What About the 14%?

I was born in a small town, and I live in a small town.

If you have read any of my previous blogs, you can guess Wisper Internet and our employees are proud of the small towns we live in and humbly confident in the fact we are connecting small communities to great broadband service every day.

According to the 2020 United States Census, 46 million Americans are rural residents. That is 14 percent of the overall population of the country who live in small towns, or outside the city limits.

Being one of those in the 14 percent, I know I may be further away from services, and I might have to drive to the next town over for fast food, groceries, or other conveniences. I am fine with that and many like me are as well.

What I am not fine with is being overlooked or skipped because of my desire to live in the small community my family has called home for 80 years. My grandparents moved here in 1942 and my kids are now the fourth generation to call this special place home.

There are some major industries here in the town, which was founded to support a major national railroad. We are also exactly nine miles from downtown St. Louis and minutes from the sprawling counties to the east and west, so there are many opportunities for careers.

We understand our bedroom community does not have the rooftop population to draw a big box store, supermarket, or chain restaurants.

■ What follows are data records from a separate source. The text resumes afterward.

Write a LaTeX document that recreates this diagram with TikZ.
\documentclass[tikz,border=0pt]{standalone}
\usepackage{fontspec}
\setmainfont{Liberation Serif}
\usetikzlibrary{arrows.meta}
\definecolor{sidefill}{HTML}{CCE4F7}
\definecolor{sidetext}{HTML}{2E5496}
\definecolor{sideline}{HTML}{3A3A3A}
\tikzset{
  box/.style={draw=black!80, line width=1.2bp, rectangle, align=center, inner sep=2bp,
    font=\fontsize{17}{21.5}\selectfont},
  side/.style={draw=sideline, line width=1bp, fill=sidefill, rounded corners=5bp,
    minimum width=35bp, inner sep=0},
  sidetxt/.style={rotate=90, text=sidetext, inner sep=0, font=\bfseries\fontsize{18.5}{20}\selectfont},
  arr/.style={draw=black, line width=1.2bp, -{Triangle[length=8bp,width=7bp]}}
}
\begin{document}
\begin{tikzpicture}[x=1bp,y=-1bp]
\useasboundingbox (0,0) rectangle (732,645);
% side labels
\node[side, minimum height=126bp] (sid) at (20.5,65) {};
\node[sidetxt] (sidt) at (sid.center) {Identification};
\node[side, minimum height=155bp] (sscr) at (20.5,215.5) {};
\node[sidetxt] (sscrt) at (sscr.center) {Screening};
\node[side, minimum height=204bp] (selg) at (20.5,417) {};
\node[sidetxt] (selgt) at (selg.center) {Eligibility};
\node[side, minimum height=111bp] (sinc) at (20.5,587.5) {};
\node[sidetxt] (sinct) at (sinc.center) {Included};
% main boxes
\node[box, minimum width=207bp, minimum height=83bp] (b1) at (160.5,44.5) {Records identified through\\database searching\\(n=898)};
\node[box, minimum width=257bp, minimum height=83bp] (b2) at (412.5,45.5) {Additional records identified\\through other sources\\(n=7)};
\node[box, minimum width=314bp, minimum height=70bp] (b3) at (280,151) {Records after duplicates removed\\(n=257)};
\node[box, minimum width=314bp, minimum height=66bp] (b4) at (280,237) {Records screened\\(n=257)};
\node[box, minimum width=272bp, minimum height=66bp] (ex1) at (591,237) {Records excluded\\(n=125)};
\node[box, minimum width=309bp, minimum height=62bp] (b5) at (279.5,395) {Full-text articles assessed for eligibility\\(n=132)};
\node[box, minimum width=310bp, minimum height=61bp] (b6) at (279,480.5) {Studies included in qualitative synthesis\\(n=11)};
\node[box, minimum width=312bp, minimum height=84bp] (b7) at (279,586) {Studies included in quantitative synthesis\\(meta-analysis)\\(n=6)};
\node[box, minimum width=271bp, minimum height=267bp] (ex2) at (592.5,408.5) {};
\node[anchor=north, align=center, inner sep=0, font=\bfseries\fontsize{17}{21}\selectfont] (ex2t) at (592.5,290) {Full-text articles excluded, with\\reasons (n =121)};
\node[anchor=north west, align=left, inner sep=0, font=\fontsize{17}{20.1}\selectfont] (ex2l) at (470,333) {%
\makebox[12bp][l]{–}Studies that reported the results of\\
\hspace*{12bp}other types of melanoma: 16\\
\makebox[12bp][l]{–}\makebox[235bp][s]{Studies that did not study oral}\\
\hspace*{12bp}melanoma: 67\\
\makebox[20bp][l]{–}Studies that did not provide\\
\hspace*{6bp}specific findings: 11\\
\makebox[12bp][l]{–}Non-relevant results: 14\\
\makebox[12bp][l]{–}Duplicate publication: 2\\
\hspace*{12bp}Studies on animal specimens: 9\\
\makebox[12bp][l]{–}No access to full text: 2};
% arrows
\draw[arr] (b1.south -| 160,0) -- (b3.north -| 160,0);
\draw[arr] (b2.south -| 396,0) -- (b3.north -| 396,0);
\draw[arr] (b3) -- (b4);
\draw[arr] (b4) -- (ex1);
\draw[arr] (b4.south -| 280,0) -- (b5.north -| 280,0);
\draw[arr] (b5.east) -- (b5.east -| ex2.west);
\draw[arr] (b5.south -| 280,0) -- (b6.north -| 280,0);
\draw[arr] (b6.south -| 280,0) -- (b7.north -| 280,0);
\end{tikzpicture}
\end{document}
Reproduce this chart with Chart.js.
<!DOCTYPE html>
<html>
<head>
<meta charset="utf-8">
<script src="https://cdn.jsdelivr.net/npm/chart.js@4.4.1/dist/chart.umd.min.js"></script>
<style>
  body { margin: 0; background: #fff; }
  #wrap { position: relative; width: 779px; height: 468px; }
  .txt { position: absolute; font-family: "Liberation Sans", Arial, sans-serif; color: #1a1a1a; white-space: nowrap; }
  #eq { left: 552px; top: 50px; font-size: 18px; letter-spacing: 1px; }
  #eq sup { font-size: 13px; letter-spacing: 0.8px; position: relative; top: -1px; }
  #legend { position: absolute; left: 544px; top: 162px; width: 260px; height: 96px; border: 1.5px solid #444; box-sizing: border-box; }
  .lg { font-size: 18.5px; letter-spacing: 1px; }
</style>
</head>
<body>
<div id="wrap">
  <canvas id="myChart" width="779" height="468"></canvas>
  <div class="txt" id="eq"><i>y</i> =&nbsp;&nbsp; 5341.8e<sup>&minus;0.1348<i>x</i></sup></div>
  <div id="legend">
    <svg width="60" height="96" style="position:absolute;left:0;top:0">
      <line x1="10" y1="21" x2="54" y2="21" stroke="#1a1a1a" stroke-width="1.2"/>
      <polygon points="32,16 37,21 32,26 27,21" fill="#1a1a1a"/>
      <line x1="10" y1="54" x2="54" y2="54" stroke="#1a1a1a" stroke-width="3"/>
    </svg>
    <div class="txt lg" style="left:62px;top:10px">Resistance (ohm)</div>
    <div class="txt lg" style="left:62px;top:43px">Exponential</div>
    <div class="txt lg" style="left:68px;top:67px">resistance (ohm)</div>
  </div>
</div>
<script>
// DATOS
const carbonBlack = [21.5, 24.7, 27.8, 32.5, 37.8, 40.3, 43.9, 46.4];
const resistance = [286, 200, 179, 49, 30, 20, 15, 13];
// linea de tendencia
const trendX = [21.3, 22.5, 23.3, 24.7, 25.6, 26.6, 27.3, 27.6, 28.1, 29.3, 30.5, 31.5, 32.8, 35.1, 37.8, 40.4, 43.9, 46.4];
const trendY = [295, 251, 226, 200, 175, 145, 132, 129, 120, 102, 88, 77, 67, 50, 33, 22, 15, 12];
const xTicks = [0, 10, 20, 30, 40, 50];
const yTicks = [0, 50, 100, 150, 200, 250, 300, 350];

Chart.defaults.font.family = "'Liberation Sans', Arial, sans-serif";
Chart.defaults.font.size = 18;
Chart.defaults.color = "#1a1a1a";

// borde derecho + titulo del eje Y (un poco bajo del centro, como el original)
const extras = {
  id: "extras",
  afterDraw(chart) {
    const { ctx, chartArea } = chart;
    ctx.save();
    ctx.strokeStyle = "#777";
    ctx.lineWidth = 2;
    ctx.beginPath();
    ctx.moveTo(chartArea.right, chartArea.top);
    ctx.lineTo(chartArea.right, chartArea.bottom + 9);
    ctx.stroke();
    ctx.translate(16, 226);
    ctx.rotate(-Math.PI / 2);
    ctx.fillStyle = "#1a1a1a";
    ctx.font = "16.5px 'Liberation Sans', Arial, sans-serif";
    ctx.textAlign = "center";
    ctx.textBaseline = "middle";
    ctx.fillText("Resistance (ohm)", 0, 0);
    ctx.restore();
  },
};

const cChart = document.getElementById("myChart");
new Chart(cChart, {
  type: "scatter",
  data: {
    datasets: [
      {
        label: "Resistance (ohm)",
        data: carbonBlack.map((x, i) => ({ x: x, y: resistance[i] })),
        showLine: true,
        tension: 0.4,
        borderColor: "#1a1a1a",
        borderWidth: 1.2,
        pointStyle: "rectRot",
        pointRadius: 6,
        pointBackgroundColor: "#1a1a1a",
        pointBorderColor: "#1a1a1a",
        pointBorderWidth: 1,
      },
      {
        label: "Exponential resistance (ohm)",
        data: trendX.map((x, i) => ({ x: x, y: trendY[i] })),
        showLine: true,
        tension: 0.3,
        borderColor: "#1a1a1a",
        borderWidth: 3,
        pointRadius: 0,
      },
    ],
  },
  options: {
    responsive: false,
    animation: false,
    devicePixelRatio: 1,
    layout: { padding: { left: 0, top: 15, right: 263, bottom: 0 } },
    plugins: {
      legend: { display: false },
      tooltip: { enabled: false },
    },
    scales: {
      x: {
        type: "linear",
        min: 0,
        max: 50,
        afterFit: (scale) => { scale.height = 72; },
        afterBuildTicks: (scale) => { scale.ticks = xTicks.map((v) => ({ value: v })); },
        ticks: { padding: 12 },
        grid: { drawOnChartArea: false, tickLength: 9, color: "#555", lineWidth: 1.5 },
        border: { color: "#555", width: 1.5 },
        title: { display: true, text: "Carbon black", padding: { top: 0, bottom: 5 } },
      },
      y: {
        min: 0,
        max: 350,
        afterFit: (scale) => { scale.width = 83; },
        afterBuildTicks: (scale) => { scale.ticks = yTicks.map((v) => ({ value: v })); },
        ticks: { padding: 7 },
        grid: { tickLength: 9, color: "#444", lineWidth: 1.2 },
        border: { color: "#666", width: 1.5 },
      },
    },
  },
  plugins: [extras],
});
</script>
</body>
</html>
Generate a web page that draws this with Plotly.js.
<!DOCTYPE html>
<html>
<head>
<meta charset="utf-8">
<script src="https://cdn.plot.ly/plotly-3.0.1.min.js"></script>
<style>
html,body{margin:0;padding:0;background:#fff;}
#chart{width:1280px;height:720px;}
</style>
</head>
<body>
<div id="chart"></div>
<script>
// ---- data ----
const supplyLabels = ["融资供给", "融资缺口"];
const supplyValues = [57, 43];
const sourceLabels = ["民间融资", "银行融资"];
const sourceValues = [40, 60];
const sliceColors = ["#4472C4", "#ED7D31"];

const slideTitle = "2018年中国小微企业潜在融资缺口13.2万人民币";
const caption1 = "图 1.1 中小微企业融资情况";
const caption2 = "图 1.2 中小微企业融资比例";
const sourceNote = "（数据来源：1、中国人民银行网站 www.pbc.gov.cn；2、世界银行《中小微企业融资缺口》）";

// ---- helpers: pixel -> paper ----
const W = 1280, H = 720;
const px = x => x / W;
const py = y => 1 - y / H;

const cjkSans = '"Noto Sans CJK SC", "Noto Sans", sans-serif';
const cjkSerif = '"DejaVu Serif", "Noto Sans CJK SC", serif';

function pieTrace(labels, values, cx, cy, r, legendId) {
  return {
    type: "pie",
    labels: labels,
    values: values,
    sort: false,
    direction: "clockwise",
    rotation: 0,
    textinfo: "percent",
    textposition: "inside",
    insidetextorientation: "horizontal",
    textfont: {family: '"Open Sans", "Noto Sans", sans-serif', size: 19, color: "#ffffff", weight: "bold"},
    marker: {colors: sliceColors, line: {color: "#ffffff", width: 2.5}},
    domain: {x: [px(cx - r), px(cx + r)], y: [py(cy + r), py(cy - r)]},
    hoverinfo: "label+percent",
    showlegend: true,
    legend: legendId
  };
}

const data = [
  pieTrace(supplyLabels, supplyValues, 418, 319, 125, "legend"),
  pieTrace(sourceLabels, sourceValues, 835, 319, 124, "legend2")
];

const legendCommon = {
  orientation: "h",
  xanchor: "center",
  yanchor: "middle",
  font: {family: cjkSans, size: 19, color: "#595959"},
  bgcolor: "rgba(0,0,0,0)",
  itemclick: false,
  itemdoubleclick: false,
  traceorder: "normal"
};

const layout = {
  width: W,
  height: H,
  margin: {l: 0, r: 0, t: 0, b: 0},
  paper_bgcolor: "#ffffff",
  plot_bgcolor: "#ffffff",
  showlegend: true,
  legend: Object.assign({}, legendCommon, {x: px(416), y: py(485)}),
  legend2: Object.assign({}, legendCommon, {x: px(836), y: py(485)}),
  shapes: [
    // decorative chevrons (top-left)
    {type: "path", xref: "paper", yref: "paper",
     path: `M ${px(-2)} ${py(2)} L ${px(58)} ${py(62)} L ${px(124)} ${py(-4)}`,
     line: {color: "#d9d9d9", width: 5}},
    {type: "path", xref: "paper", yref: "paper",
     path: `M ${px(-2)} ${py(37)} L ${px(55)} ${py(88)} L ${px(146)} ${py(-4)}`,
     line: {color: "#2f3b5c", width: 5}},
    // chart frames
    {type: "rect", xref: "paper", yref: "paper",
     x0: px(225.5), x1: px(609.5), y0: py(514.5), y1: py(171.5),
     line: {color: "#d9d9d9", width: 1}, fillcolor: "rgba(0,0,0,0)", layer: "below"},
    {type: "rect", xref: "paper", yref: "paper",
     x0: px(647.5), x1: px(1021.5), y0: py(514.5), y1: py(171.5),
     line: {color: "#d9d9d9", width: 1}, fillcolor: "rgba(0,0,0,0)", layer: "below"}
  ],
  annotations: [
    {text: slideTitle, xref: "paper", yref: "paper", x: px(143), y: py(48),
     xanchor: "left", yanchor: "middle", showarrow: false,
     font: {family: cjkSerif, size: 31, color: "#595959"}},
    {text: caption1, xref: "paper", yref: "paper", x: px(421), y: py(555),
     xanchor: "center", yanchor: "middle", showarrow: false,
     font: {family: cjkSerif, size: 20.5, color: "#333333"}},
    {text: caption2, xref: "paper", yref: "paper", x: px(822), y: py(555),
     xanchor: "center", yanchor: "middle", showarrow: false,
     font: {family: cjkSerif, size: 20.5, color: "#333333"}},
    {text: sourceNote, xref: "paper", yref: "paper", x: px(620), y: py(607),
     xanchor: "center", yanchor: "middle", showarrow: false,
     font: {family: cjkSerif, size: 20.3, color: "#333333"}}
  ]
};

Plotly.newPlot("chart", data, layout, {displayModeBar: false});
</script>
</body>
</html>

Just like other towns just like mine, we still need and deserve basic services. We can’t drive to the neighboring town to pick up a bucket of internet.

Wisper founder and CEO, Nathan Stooke, refers to the internet as more essential than water because you cannot create it yourself or store it in your garage. You must get it from somewhere. Where is that source in a small community or rural town?

Wisper Internet has been that broadband source for tens of thousands of households in unserved and underserved areas for 20 years. The fixed wireless network Wisper deploys across the urban and rural landscape can reach places others cannot.

On May 13, the National Telecommunications and Information Administration (NTIA announced over $40 billion in funding for nationwide broadband internet deployment under the Broadband Equity, Access, and Deployment Program (BEAD).

This and other programs like the Connect America Fund are great opportunities for companies like Wisper to better serve Americans in the areas we have been focused on for two decades.

In 2019, Wisper was the winner of $220 million from the Federal Communications Commission as part of the Connect America Fund II program. Since that time, Wisper has deployed nearly one hundred new fixed wireless broadband towers in dozens of communities across six states serving 20,000 customers.

Yes, in some areas there is competition and that is the beauty of a free market. Offer an excellent product and customer service and let the purchasing public decide what is best for them. Unfortunately, in some of these areas, Wisper may be the only company that has made the effort to provide households with much-needed services.

Although the spirit of the NTIA and the BEAD effort is to provide reliable broadband internet to residents of rural America, they are not deeming traditional fixed wireless as a reliable offering despite the record of Wisper and other progressive wireless internet service providers (WISPs) who have been filling the digital divide across the nation.

So, what does all this mean to John and Jane residents of a small-town USA? It means the $40 billion in funding will be allocated to fiber-focused companies and projects, which, Wisper does as well. Like Nathan always says, “Right tool for the right job.”

Again, competition is great, but for the NTIA to minimize the efficiency and reach of the entire WISP industry with proven results of getting service to places others can’t reach, is a bit of a disservice to the American people.

This decision is especially detrimental to the 14 percent living in the rural areas where it would take miles of digging to get to just one home and miles more to serve a whole rural community.

Wisper has partnered with Tarana Wireless and can cover an area of eight square miles from one of our towers serving an entire town from one location. Wisper has been deploying between 10 and 30 of these towers each month in 2022 and has an aggressive construction plan for the rest of the year.

The importance of WISPs should not be overlooked, downplayed, or excluded in any broadband discussions. Fixed wireless is a great tool to reach the unserved and underserved and Wisper has been leading the industry in connecting the 14 percent.